- Developers: Square Enix, Gumi Inc.
- Publisher: Square Enix
- Producers: Kei Hirono Hiroki Fujimoto
- Artist: Ryoji Ohara
- Composer: Noriyasu Agematsu
- Series: Final Fantasy
- Platforms: Android, iOS
- Release: JP: November 14, 2019; WW: March 25, 2020;
- Genre: Tactical role-playing game

= War of the Visions: Final Fantasy Brave Exvius =

 was a tactical role-playing game co-developed by Square Enix and Gumi Inc. and published by Square Enix for iOS and Android devices. It is a spin-off of Final Fantasy Brave Exvius that draws inspiration from the Final Fantasy Tactics series of games. The game was released exclusively for Japan in November 2019, and a global version was released in March 2020.

On March 25, 2025, it was announced that the Global version would be discontinued on May 29, 2025. The Japanese version closed on May 28, 2026, ending service.

== Gameplay ==
The game features similar gameplay elements to The Alchemist Code by Gumi and the Final Fantasy Tactics series of games, especially The War of the Lions, such as a 3D, grid-based map and turn-based tactical combat. Elements common to many games of the Final Fantasy series, such as Esper summoning are also present.

Other aspects of gameplay are similar to the original Final Fantasy Brave Exvius, with free-to-play features such as gacha systems for 'summoning' new characters to use in combat, including via in-app microtransactions. Each character includes a level progression system, and the ability to unlock new abilities.

The game's dialogue is fully voice-acted, and the global release includes dual audio language options.

== Plot ==
The story takes place on the continent of Ardra on the world of Lapis, the primary setting of Final Fantasy Brave Exvius, and depicts a war among five rival nations that occurred in the distant past. As in the original title, the war is waged using the power of Visions, physical manifestations of powerful warriors from different eras and worlds summoned using Crystals.

The continent of Ardra is also referenced in Brave Exvius and was depicted on the game's original world map, but is currently inaccessible and obscured by clouds.

== Development ==
War of the Visions: Final Fantasy Brave Exvius was announced in Japan in December 2018 at FFBE Fan Festa, a convention celebrating the original title's third anniversary. Unlike with the original Brave Exvius, which was developed by Gumi subsidiary Alim and published by Square Enix, War of the Visions is co-developed by Square Enix and Gumi. The two Brave Exvius titles are developed and operated in parallel.
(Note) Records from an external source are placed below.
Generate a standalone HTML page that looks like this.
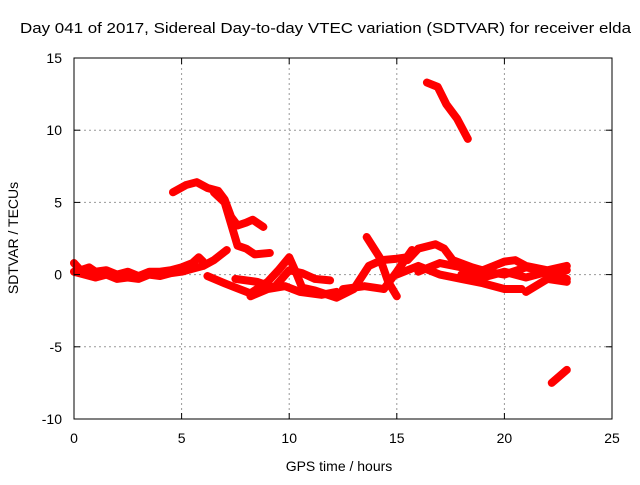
<!DOCTYPE html>
<html><head><meta charset="utf-8"><style>
body{margin:0;background:#fff}
svg text{font-family:"Liberation Sans",sans-serif;font-size:14px;fill:#000}
</style></head><body>
<svg id="chart" width="640" height="480">
<rect width="640" height="480" fill="#fff"/>
<text x="20" y="33" textLength="611" lengthAdjust="spacingAndGlyphs" style="font-size:15px">Day 041 of 2017, Sidereal Day-to-day VTEC variation (SDTVAR) for receiver elda</text>
<g id="grid"></g><g id="series"></g>
<rect x="74" y="58" width="538" height="361" fill="none" stroke="#000" stroke-width="1"/>
<g id="ticks"></g>
<text x="339" y="471" text-anchor="middle">GPS time / hours</text>
<text transform="translate(18,238) rotate(-90)" text-anchor="middle">SDTVAR / TECUs</text>
</svg>
<script>
const xTicks=[0,5,10,15,20,25];
const yTicks=[-10,-5,0,5,10,15];
const trackMain=[[0,0.8],[0.3,0.3],[0.7,0.5],[1,0.2],[1.5,0.3],[2,0],[2.5,0.2],[3,-0.1],[3.5,0.2],[4,0.2],[4.5,0.3],[5,0.5],[5.5,0.8],[5.8,1.2],[6,0.9]];
const trackMainLow=[[0,0.2],[0.5,0],[1,-0.2],[1.5,0],[2,-0.3],[2.5,-0.2],[3,-0.3],[3.5,0],[4,-0.1],[4.5,0.1],[5,0.2],[5.5,0.4],[6,0.6],[6.5,1],[7.1,1.7]];
const trackPeak=[[4.6,5.7],[5.2,6.2],[5.7,6.4],[6.2,6],[6.7,5.8],[7,5.2],[7.3,4],[7.6,3.4],[8,3.6],[8.3,3.8],[8.8,3.3]];
const trackPeak2=[[6.5,5.7],[7,5],[7.4,3],[7.6,2],[8,1.8],[8.4,1.4],[9.1,1.5]];
const trackDip=[[6.2,-0.1],[7,-0.6],[7.5,-0.9],[8.2,-1.3],[9,-0.5],[9.5,0.3],[10,1.2],[10.3,0.2],[10.6,-0.9],[11.2,-1.1],[12.2,-1.6],[13,-1],[13.7,0.6],[14.3,1],[15,1.1],[15.5,1.2]];
const trackDip2=[[7.5,-0.3],[8.5,-0.5],[9.3,-0.9],[10,0.3],[10.6,0.1],[11.2,-0.3],[11.9,-0.4]];
const trackDip3=[[8.2,-1.5],[9,-1],[9.8,-0.8],[10.5,-1.2],[11.5,-1.4],[12.2,-1.2]];
const trackA=[[13.6,2.6],[14.2,1.2],[14.6,-0.5],[15,-1.5]];
const trackB=[[12.5,-1],[13.5,-0.8],[14.4,-1],[15,0.2],[15.7,1.7]];
const trackC=[[15.5,1],[16,1.8],[16.8,2.1],[17.2,1.8],[17.6,1],[18.5,0.5],[19.2,0.2],[20,0],[21,0.5],[22,0.2],[22.9,0.3]];
const trackD=[[16,0.2],[17,0.8],[18,0.5],[19,0.3],[19.5,0.6],[20,0.9],[20.5,1],[21,0.6],[22,0.3],[22.9,0.6]];
const trackE=[[15,0],[16,0.6],[17,0],[18,-0.3],[19,-0.6],[20,-1],[20.8,-1]];
const trackF=[[21,-1.2],[22,-0.3],[22.9,-0.5]];
const trackG=[[18,0],[19,-0.2],[20,0.2],[21,-0.2],[22,0.2],[22.9,-0.3]];
const trackTop=[[16.4,13.3],[16.9,13],[17.3,11.8],[17.8,10.8],[18.3,9.4]];
const trackBottom=[[22.2,-7.5],[22.9,-6.6]];
const allTracks=[trackMain,trackMainLow,trackPeak,trackPeak2,trackDip,trackDip2,trackDip3,trackA,trackB,trackC,trackD,trackE,trackF,trackG,trackTop,trackBottom];
const X0=74,X1=612,Y0=419,Y1=58;
function xs(v){return X0+(v-0)/25*(X1-X0);}
function ys(v){return Y0-(v+10)/25*(Y0-Y1);}
const NS='http://www.w3.org/2000/svg';
const grid=document.getElementById('grid'),ticks=document.getElementById('ticks'),ser=document.getElementById('series');
function mk(t,a,p){const e=document.createElementNS(NS,t);for(const k in a)e.setAttribute(k,a[k]);p.appendChild(e);return e;}
xTicks.forEach(v=>{const x=xs(v);
 if(v>0&&v<25){const g=mk('line',{x1:x,x2:x,y1:Y1,y2:Y0,stroke:'#999','stroke-dasharray':'2,3'},grid);
 
 }
 mk('line',{x1:x,x2:x,y1:Y0,y2:Y0-6,stroke:'#000'},ticks);mk('line',{x1:x,x2:x,y1:Y1,y2:Y1+6,stroke:'#000'},ticks);
 const t=mk('text',{x:x,y:443,'text-anchor':'middle'},ticks);t.textContent=v;
 
 });
yTicks.forEach(v=>{const y=ys(v);
 if(v>-10&&v<15){const g=mk('line',{x1:X0,x2:X1,y1:y,y2:y,stroke:'#999','stroke-dasharray':'2,3'},grid);
 
 }
 mk('line',{x1:X0,x2:X0+6,y1:y,y2:y,stroke:'#000'},ticks);mk('line',{x1:X1,x2:X1-6,y1:y,y2:y,stroke:'#000'},ticks);
 const t=mk('text',{x:62,y:y+5,'text-anchor':'end'},ticks);t.textContent=v;
 
 });
allTracks.forEach(tr=>{
 const p=mk('polyline',{points:tr.map(d=>xs(d[0])+','+ys(d[1])).join(' '),fill:'none',stroke:'#f00','stroke-width':8,'stroke-linejoin':'round','stroke-linecap':'round'},ser);
 
 });
</script>
</body></html>
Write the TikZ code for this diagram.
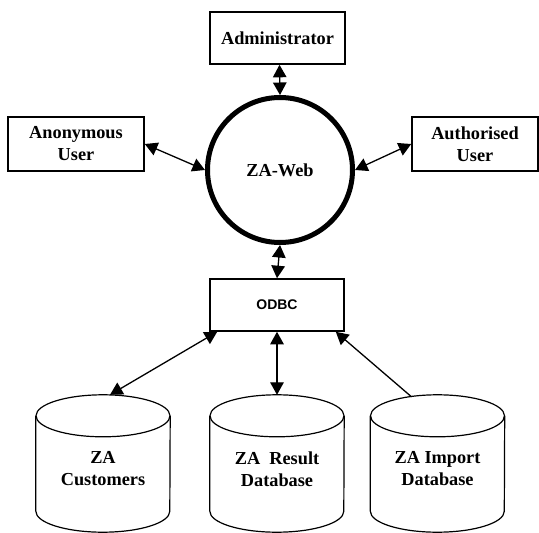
\documentclass[tikz,border=0pt]{standalone}
\usepackage{fontspec}
\setmainfont{Liberation Serif}
\newfontfamily\odbcfont{Liberation Sans}
\usetikzlibrary{arrows.meta,calc}

\tikzset{
  actor/.style={draw, rectangle, line width=1.6pt, inner sep=0pt, align=center,
    font=\fontsize{18.3}{22}\selectfont\bfseries},
  hub/.style={draw, circle, line width=5pt, minimum size=145pt, inner sep=0pt,
    font=\fontsize{18.3}{22}\selectfont\bfseries},
  store/.style={rectangle, inner sep=0pt, minimum width=134pt, minimum height=137pt},
  dblabel/.style={align=center, font=\fontsize{18.3}{22}\selectfont\bfseries},
  tip/.style={Triangle[length=12.5pt,width=13.5pt]},
  link/.style={line width=1.3pt, {Triangle[length=12.5pt,width=13.5pt]}-{Triangle[length=12.5pt,width=13.5pt]}},
  feed/.style={line width=1.3pt, -{Triangle[length=12.5pt,width=13.5pt]}},
  drum/.style={line width=1.2pt}
}

% outline of a database cylinder around a named store node
\newcommand{\drumoutline}[1]{%
  \draw[drum] ([yshift=-21pt]#1.north west) -- ([yshift=21pt]#1.south west)
    arc[start angle=180, end angle=360, x radius=67pt, y radius=21pt]
    -- ([yshift=-21pt]#1.north east);
  \draw[drum] ([yshift=-21pt]#1.north) ellipse[x radius=67pt, y radius=21pt];
}

\begin{document}
\begin{tikzpicture}[x=1pt, y=-1pt]
  \useasboundingbox (0,0) rectangle (539,533);

  \node[actor, minimum width=135pt, minimum height=52pt] (admin) at (277.5,38) {Administrator};
  \node[actor, minimum width=136pt, minimum height=54pt] (anon) at (76,144) {Anonymous\\User};
  \node[actor, minimum width=126pt, minimum height=54pt] (auth) at (475,144) {Authorised\\User};
  \node[hub] (web) at (280,170) {ZA-Web};
  \node[actor, minimum width=134pt, minimum height=52pt, font=\odbcfont\fontsize{14}{16}\selectfont\bfseries] (odbc) at (277,305) {ODBC};

  \node[store] (cust) at (103,463.5) {};
  \node[store] (result) at (277,463.5) {};
  \node[store] (import) at (437.5,463.5) {};
  \drumoutline{cust}
  \drumoutline{result}
  \drumoutline{import}

  \node[dblabel] (custlabel) at (103,469) {ZA\\Customers};
  \node[dblabel] (resultlabel) at (277,469) {ZA~ Result\\Database};
  \node[dblabel] (importlabel) at (437.5,469) {ZA Import\\Database};

  % connectors
  \draw[link] ([xshift=2pt]admin.south) -- (web.north);
  \draw[link] (anon.east) -- (web.west);
  \draw[link] (auth.west) -- (web.east);
  \draw[link] (web.south) -- (odbc.north);
  \draw[link] ([xshift=8pt]odbc.south west) -- ([xshift=7pt]cust.north);
  \draw[link] (odbc.south) -- (result.north);
  \draw[feed] ([xshift=-26pt,yshift=-2pt]import.north) -- ([xshift=-9pt]odbc.south east);
\end{tikzpicture}
\end{document}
The game's logo is illustrated by series veteran Yoshitaka Amano, who also provided numerous character and key art illustrations for the original Brave Exvius, and the game's key art was illustrated by Isamu Kamikokuryo, setting art director for Final Fantasy XII, the XIII trilogy, and XV. The artwork for the game is being handled by CyDesignation, with Ryoji Ohara acting as main character designer under the supervision of Akihiko Yoshida, lead character designer for Final Fantasy Tactics, XII, and XIV.

== Release ==
Pre-registration for the Japanese version of the app was announced with a gameplay trailer on June 9, 2019, followed on June 10 by an English-language announcement at the Square Enix E3 press conference that the game would launch worldwide. The game was released in Japan on November 14, 2019, and receives regular weekly content updates.

A pre-registration campaign for the global version of the app began on February 20, 2020. Pre-registration earned players in-game rewards, dependent upon the total number of pre-registrations before the global launch. The game was released globally for both iOS and Android on March 25.

On June 29, 2021, the Consumer Affairs Agency (CAA) of Japan accused Square-Enix and Gumi of violation of "Act against Unjustifiable Premiums and Misleading Representations" (景品表示法), after receiving complaints about the previous gacha campaigns of rare characters and items. Those gachas were suspected of unethical manipulation of the lottery results, resulting multiple different players receiving the exact same combinations of otherwise supposedly random prizes. The CAA did not issue any penalty against the 2 corporations but an administrative order, demanding serious self-regulatory measures to prevent the same problem from happening again.

The international version was shut down on 29 May 2025. The Japanese version ended service on 28 May 2026.

== Reception ==
Within 10 days of release, the Japanese version of the game had been downloaded over 3 million times, and by February 2020 had been downloaded over 9 million times.

By the end of March 2020 (a week after its initial release), the worldwide version of the game had been downloaded over 1 million times, and by April, had been downloaded over 2 million times.

Areas of praise given by reviews of the game included its single-player storyline and voiceover performances, though areas of criticism included its complexity level and balancing during PVP matches.